-- BEGIN RECORDED DATA --

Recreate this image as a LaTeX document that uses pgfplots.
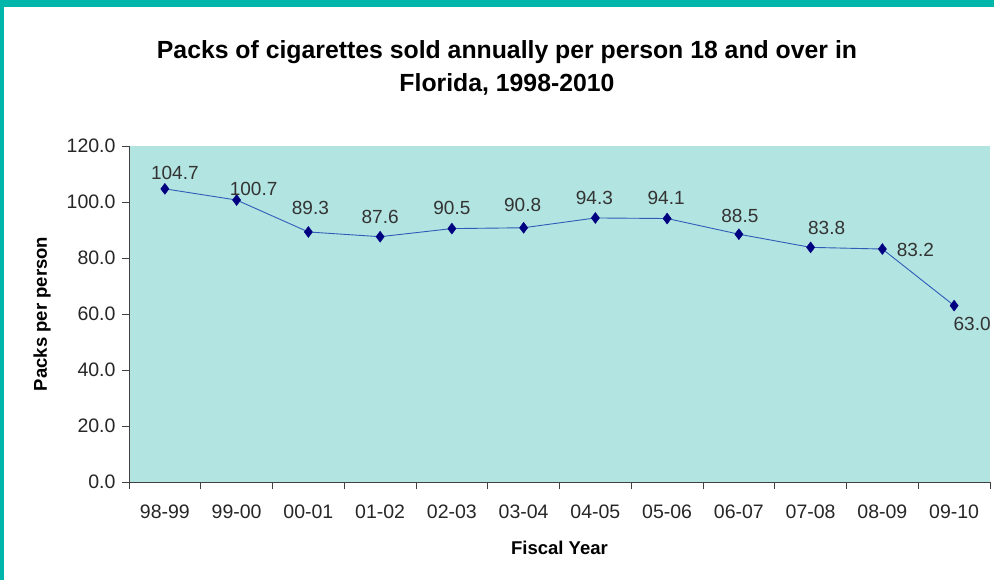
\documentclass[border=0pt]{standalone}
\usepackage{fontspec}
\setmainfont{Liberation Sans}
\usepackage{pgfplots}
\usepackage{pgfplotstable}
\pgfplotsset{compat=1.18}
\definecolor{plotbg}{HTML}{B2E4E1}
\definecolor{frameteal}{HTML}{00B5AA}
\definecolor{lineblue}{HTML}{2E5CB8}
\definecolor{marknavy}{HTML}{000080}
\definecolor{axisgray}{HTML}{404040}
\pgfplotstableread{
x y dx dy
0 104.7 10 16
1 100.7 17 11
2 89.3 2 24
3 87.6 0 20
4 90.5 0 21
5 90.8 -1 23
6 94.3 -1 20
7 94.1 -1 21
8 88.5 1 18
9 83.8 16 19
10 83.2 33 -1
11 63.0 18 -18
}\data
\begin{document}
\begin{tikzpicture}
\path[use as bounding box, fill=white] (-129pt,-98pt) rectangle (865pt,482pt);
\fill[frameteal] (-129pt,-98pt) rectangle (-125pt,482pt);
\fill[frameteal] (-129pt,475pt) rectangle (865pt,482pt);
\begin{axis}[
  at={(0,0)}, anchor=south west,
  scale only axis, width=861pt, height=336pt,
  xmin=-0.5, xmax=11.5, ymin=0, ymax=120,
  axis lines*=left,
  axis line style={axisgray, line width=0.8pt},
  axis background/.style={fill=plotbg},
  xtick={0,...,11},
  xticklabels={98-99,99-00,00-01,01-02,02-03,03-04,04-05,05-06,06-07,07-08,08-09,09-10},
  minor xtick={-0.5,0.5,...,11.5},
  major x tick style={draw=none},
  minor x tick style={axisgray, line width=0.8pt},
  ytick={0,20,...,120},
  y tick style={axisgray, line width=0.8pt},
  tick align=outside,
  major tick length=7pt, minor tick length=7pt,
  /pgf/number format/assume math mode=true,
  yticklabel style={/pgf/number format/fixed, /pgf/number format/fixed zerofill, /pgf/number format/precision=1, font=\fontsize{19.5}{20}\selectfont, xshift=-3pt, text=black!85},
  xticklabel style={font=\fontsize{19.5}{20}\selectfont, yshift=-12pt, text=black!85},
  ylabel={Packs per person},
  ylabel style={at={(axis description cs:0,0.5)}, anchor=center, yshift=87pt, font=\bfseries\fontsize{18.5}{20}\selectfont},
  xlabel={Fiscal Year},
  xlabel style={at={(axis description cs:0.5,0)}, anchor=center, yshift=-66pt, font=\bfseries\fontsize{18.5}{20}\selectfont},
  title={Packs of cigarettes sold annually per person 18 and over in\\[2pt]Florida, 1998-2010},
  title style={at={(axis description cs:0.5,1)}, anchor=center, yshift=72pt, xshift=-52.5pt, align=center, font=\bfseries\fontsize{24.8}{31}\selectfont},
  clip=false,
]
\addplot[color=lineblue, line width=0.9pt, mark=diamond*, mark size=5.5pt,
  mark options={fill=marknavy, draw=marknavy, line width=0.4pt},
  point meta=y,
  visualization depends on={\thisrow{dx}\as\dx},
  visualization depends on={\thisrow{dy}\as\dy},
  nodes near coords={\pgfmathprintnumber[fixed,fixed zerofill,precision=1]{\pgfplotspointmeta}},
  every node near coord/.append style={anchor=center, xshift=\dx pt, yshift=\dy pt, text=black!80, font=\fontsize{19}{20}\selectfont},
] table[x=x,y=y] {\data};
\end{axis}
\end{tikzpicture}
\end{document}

-- END RECORDED DATA --

**GIVEN PROBLEM**
The pictures should not be reproduced; quote all of the other material exactly.

**OUTPUT BELOW**
Recreate this image as a LaTeX document that uses pgfplots.
\documentclass[border=0pt]{standalone}
\usepackage{fontspec}
\setmainfont{Liberation Sans}
\usepackage{pgfplots}
\usepackage{pgfplotstable}
\pgfplotsset{compat=1.18}
\definecolor{plotbg}{HTML}{B2E4E1}
\definecolor{frameteal}{HTML}{00B5AA}
\definecolor{lineblue}{HTML}{2E5CB8}
\definecolor{marknavy}{HTML}{000080}
\definecolor{axisgray}{HTML}{404040}
\pgfplotstableread{
x y dx dy
0 104.7 10 16
1 100.7 17 11
2 89.3 2 24
3 87.6 0 20
4 90.5 0 21
5 90.8 -1 23
6 94.3 -1 20
7 94.1 -1 21
8 88.5 1 18
9 83.8 16 19
10 83.2 33 -1
11 63.0 18 -18
}\data
\begin{document}
\begin{tikzpicture}
\path[use as bounding box, fill=white] (-129pt,-98pt) rectangle (865pt,482pt);
\fill[frameteal] (-129pt,-98pt) rectangle (-125pt,482pt);
\fill[frameteal] (-129pt,475pt) rectangle (865pt,482pt);
\begin{axis}[
  at={(0,0)}, anchor=south west,
  scale only axis, width=861pt, height=336pt,
  xmin=-0.5, xmax=11.5, ymin=0, ymax=120,
  axis lines*=left,
  axis line style={axisgray, line width=0.8pt},
  axis background/.style={fill=plotbg},
  xtick={0,...,11},
  xticklabels={98-99,99-00,00-01,01-02,02-03,03-04,04-05,05-06,06-07,07-08,08-09,09-10},
  minor xtick={-0.5,0.5,...,11.5},
  major x tick style={draw=none},
  minor x tick style={axisgray, line width=0.8pt},
  ytick={0,20,...,120},
  y tick style={axisgray, line width=0.8pt},
  tick align=outside,
  major tick length=7pt, minor tick length=7pt,
  /pgf/number format/assume math mode=true,
  yticklabel style={/pgf/number format/fixed, /pgf/number format/fixed zerofill, /pgf/number format/precision=1, font=\fontsize{19.5}{20}\selectfont, xshift=-3pt, text=black!85},
  xticklabel style={font=\fontsize{19.5}{20}\selectfont, yshift=-12pt, text=black!85},
  ylabel={Packs per person},
  ylabel style={at={(axis description cs:0,0.5)}, anchor=center, yshift=87pt, font=\bfseries\fontsize{18.5}{20}\selectfont},
  xlabel={Fiscal Year},
  xlabel style={at={(axis description cs:0.5,0)}, anchor=center, yshift=-66pt, font=\bfseries\fontsize{18.5}{20}\selectfont},
  title={Packs of cigarettes sold annually per person 18 and over in\\[2pt]Florida, 1998-2010},
  title style={at={(axis description cs:0.5,1)}, anchor=center, yshift=72pt, xshift=-52.5pt, align=center, font=\bfseries\fontsize{24.8}{31}\selectfont},
  clip=false,
]
\addplot[color=lineblue, line width=0.9pt, mark=diamond*, mark size=5.5pt,
  mark options={fill=marknavy, draw=marknavy, line width=0.4pt},
  point meta=y,
  visualization depends on={\thisrow{dx}\as\dx},
  visualization depends on={\thisrow{dy}\as\dy},
  nodes near coords={\pgfmathprintnumber[fixed,fixed zerofill,precision=1]{\pgfplotspointmeta}},
  every node near coord/.append style={anchor=center, xshift=\dx pt, yshift=\dy pt, text=black!80, font=\fontsize{19}{20}\selectfont},
] table[x=x,y=y] {\data};
\end{axis}
\end{tikzpicture}
\end{document}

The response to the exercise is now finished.